Write the data below out exactly as it stands. Do not include the pictures.

============

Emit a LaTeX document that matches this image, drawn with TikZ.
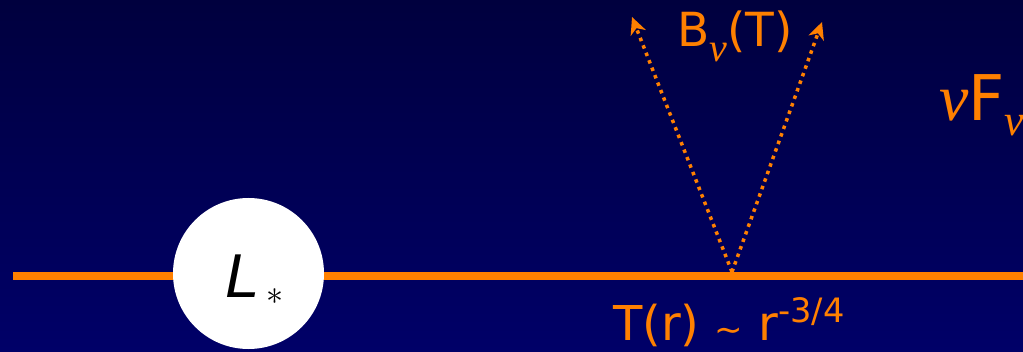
\RequirePackage{fix-cm}
\documentclass[tikz,border=0pt]{standalone}
\usepackage{fontspec}
\setmainfont{DejaVu Sans}
\newfontfamily\starfont{Liberation Sans}
\newfontfamily\grkfont{Liberation Serif}
\usetikzlibrary{arrows.meta, positioning, calc}

\definecolor{navytop}{RGB}{0,0,62}
\definecolor{navybot}{RGB}{0,0,104}
\definecolor{discorange}{RGB}{255,128,0}

\begin{document}
\begin{tikzpicture}[x=1pt, y=1pt,
      lbl/.style={inner sep=0pt, anchor=base west, text=discorange},
      disc/.style={line width=8pt, draw=discorange},
      ray/.style={discorange, line width=3.5pt, dash pattern=on 3.5pt off 4.5pt,
                  -{Stealth[length=17pt, width=16pt, inset=5pt]}},
      starball/.style={circle, fill=white, minimum size=151pt, inner sep=0pt}
    ]

    % background
    \useasboundingbox (0,0) rectangle (1023,351);
    \clip (0,0) rectangle (1023,351);
    \shade[top color=navytop, bottom color=navybot] (0,0) rectangle (1023,351);

    % disc line and star
    \coordinate (lstart) at (13,75);
    \coordinate (lend) at (1030,75);
    \draw[disc] (lstart) -- (lend);
    \node[starball] (star) at (248.5,77.5) {};
    \node[inner sep=0pt, anchor=base west] (lum) at (225,54)
      {\starfont\fontsize{62}{62}\selectfont\itshape L\hspace{7pt}\raisebox{-7pt}{\fontsize{34}{34}\selectfont$\ast$}};

    % local blackbody emission
    \coordinate (src) at (732,79);
    \coordinate (tipl) at (632,334);
    \coordinate (tipr) at (822,329);
    \draw[ray] (src) -- (tipl);
    \draw[ray] (src) -- (tipr);

    % labels
    \node[lbl, font=\fontsize{47}{47}\selectfont] (bnu) at (677,304)
      {B\raisebox{-15pt}{\grkfont\itshape\fontsize{40}{40}\selectfont ν}(T)};
    \node[lbl, font=\fontsize{48}{48}\selectfont] (temp) at (613,11)
      {T(r) \raisebox{-1pt}{\fontsize{34}{34}\selectfont\textasciitilde} r\textsuperscript{-3/4}};
    \node[lbl, font=\fontsize{63}{63}\selectfont] (flux) at (939,230)
      {{\grkfont\itshape\fontsize{66}{66}\selectfont ν}F\raisebox{-15pt}{\grkfont\itshape\fontsize{44}{44}\selectfont ν}};

  \end{tikzpicture}
\end{document}
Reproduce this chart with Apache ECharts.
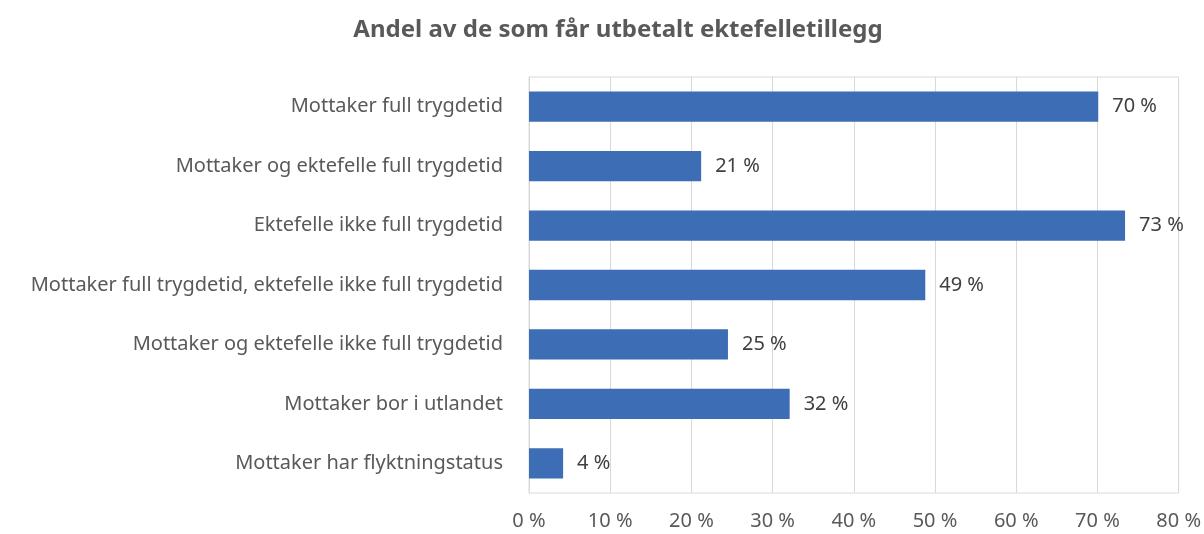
<!DOCTYPE html>
<html>
<head>
<meta charset="utf-8">
<script src="https://cdn.jsdelivr.net/npm/echarts@6/dist/echarts.min.js"></script>
<style>
html,body{margin:0;padding:0;background:#fff;}
#chart{width:1204px;height:534px;}
</style>
</head>
<body>
<div id="chart"></div>
<script>
// data
var categories = [
    'Mottaker full trygdetid',
    'Mottaker og ektefelle full trygdetid',
    'Ektefelle ikke full trygdetid',
    'Mottaker full trygdetid, ektefelle ikke full trygdetid',
    'Mottaker og ektefelle ikke full trygdetid',
    'Mottaker bor i utlandet',
    'Mottaker har flyktningstatus'
];
var values = [70.1, 21.2, 73.4, 48.8, 24.5, 32.1, 4.2];
var valueLabels = ['70 %', '21 %', '73 %', '49 %', '25 %', '32 %', '4 %'];

var fontName = '"Noto Sans", "Liberation Sans", sans-serif';

var chart = echarts.init(document.getElementById('chart'));
var option = {
    animation: false,
    title: {
        text: 'Andel av de som får utbetalt ektefelletillegg',
        left: 613,
        textAlign: 'center',
        top: 13,
        textStyle: {
            fontFamily: fontName,
            fontSize: 24,
            fontWeight: 'bold',
            color: '#595959'
        }
    },
    grid: {
        left: 529,
        right: 25,
        top: 77,
        bottom: 41,
        show: true,
        borderColor: '#d9d9d9',
        borderWidth: 1
    },
    xAxis: {
        type: 'value',
        min: 0,
        max: 80,
        interval: 10,
        axisLine: {show: false},
        axisTick: {show: false},
        splitLine: {lineStyle: {color: '#d9d9d9', width: 1}},
        axisLabel: {
            margin: 18,
            fontFamily: fontName,
            fontSize: 20,
            color: '#595959',
            formatter: '{value} %'
        }
    },
    yAxis: {
        type: 'category',
        inverse: true,
        data: categories,
        axisLine: {show: true, lineStyle: {color: '#d9d9d9'}},
        axisTick: {show: false},
        axisLabel: {
            margin: 26,
            fontFamily: fontName,
            fontSize: 20,
            color: '#595959'
        }
    },
    series: [{
        type: 'bar',
        data: values,
        barCategoryGap: '49%',
        itemStyle: {color: '#3c6db5'},
        label: {
            show: true,
            position: 'right',
            distance: 14,
            fontFamily: fontName,
            fontSize: 20,
            color: '#404040',
            formatter: function (p) { return valueLabels[p.dataIndex]; }
        }
    }]
};
chart.setOption(option);
</script>
</body>
</html>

============

WORKED SOLUTION:
Emit a LaTeX document that matches this image, drawn with TikZ.
\RequirePackage{fix-cm}
\documentclass[tikz,border=0pt]{standalone}
\usepackage{fontspec}
\setmainfont{DejaVu Sans}
\newfontfamily\starfont{Liberation Sans}
\newfontfamily\grkfont{Liberation Serif}
\usetikzlibrary{arrows.meta, positioning, calc}

\definecolor{navytop}{RGB}{0,0,62}
\definecolor{navybot}{RGB}{0,0,104}
\definecolor{discorange}{RGB}{255,128,0}

\begin{document}
\begin{tikzpicture}[x=1pt, y=1pt,
      lbl/.style={inner sep=0pt, anchor=base west, text=discorange},
      disc/.style={line width=8pt, draw=discorange},
      ray/.style={discorange, line width=3.5pt, dash pattern=on 3.5pt off 4.5pt,
                  -{Stealth[length=17pt, width=16pt, inset=5pt]}},
      starball/.style={circle, fill=white, minimum size=151pt, inner sep=0pt}
    ]

    % background
    \useasboundingbox (0,0) rectangle (1023,351);
    \clip (0,0) rectangle (1023,351);
    \shade[top color=navytop, bottom color=navybot] (0,0) rectangle (1023,351);

    % disc line and star
    \coordinate (lstart) at (13,75);
    \coordinate (lend) at (1030,75);
    \draw[disc] (lstart) -- (lend);
    \node[starball] (star) at (248.5,77.5) {};
    \node[inner sep=0pt, anchor=base west] (lum) at (225,54)
      {\starfont\fontsize{62}{62}\selectfont\itshape L\hspace{7pt}\raisebox{-7pt}{\fontsize{34}{34}\selectfont$\ast$}};

    % local blackbody emission
    \coordinate (src) at (732,79);
    \coordinate (tipl) at (632,334);
    \coordinate (tipr) at (822,329);
    \draw[ray] (src) -- (tipl);
    \draw[ray] (src) -- (tipr);

    % labels
    \node[lbl, font=\fontsize{47}{47}\selectfont] (bnu) at (677,304)
      {B\raisebox{-15pt}{\grkfont\itshape\fontsize{40}{40}\selectfont ν}(T)};
    \node[lbl, font=\fontsize{48}{48}\selectfont] (temp) at (613,11)
      {T(r) \raisebox{-1pt}{\fontsize{34}{34}\selectfont\textasciitilde} r\textsuperscript{-3/4}};
    \node[lbl, font=\fontsize{63}{63}\selectfont] (flux) at (939,230)
      {{\grkfont\itshape\fontsize{66}{66}\selectfont ν}F\raisebox{-15pt}{\grkfont\itshape\fontsize{44}{44}\selectfont ν}};

  \end{tikzpicture}
\end{document}
Reproduce this chart with Apache ECharts.
<!DOCTYPE html>
<html>
<head>
<meta charset="utf-8">
<script src="https://cdn.jsdelivr.net/npm/echarts@6/dist/echarts.min.js"></script>
<style>
html,body{margin:0;padding:0;background:#fff;}
#chart{width:1204px;height:534px;}
</style>
</head>
<body>
<div id="chart"></div>
<script>
// data
var categories = [
    'Mottaker full trygdetid',
    'Mottaker og ektefelle full trygdetid',
    'Ektefelle ikke full trygdetid',
    'Mottaker full trygdetid, ektefelle ikke full trygdetid',
    'Mottaker og ektefelle ikke full trygdetid',
    'Mottaker bor i utlandet',
    'Mottaker har flyktningstatus'
];
var values = [70.1, 21.2, 73.4, 48.8, 24.5, 32.1, 4.2];
var valueLabels = ['70 %', '21 %', '73 %', '49 %', '25 %', '32 %', '4 %'];

var fontName = '"Noto Sans", "Liberation Sans", sans-serif';

var chart = echarts.init(document.getElementById('chart'));
var option = {
    animation: false,
    title: {
        text: 'Andel av de som får utbetalt ektefelletillegg',
        left: 613,
        textAlign: 'center',
        top: 13,
        textStyle: {
            fontFamily: fontName,
            fontSize: 24,
            fontWeight: 'bold',
            color: '#595959'
        }
    },
    grid: {
        left: 529,
        right: 25,
        top: 77,
        bottom: 41,
        show: true,
        borderColor: '#d9d9d9',
        borderWidth: 1
    },
    xAxis: {
        type: 'value',
        min: 0,
        max: 80,
        interval: 10,
        axisLine: {show: false},
        axisTick: {show: false},
        splitLine: {lineStyle: {color: '#d9d9d9', width: 1}},
        axisLabel: {
            margin: 18,
            fontFamily: fontName,
            fontSize: 20,
            color: '#595959',
            formatter: '{value} %'
        }
    },
    yAxis: {
        type: 'category',
        inverse: true,
        data: categories,
        axisLine: {show: true, lineStyle: {color: '#d9d9d9'}},
        axisTick: {show: false},
        axisLabel: {
            margin: 26,
            fontFamily: fontName,
            fontSize: 20,
            color: '#595959'
        }
    },
    series: [{
        type: 'bar',
        data: values,
        barCategoryGap: '49%',
        itemStyle: {color: '#3c6db5'},
        label: {
            show: true,
            position: 'right',
            distance: 14,
            fontFamily: fontName,
            fontSize: 20,
            color: '#404040',
            formatter: function (p) { return valueLabels[p.dataIndex]; }
        }
    }]
};
chart.setOption(option);
</script>
</body>
</html>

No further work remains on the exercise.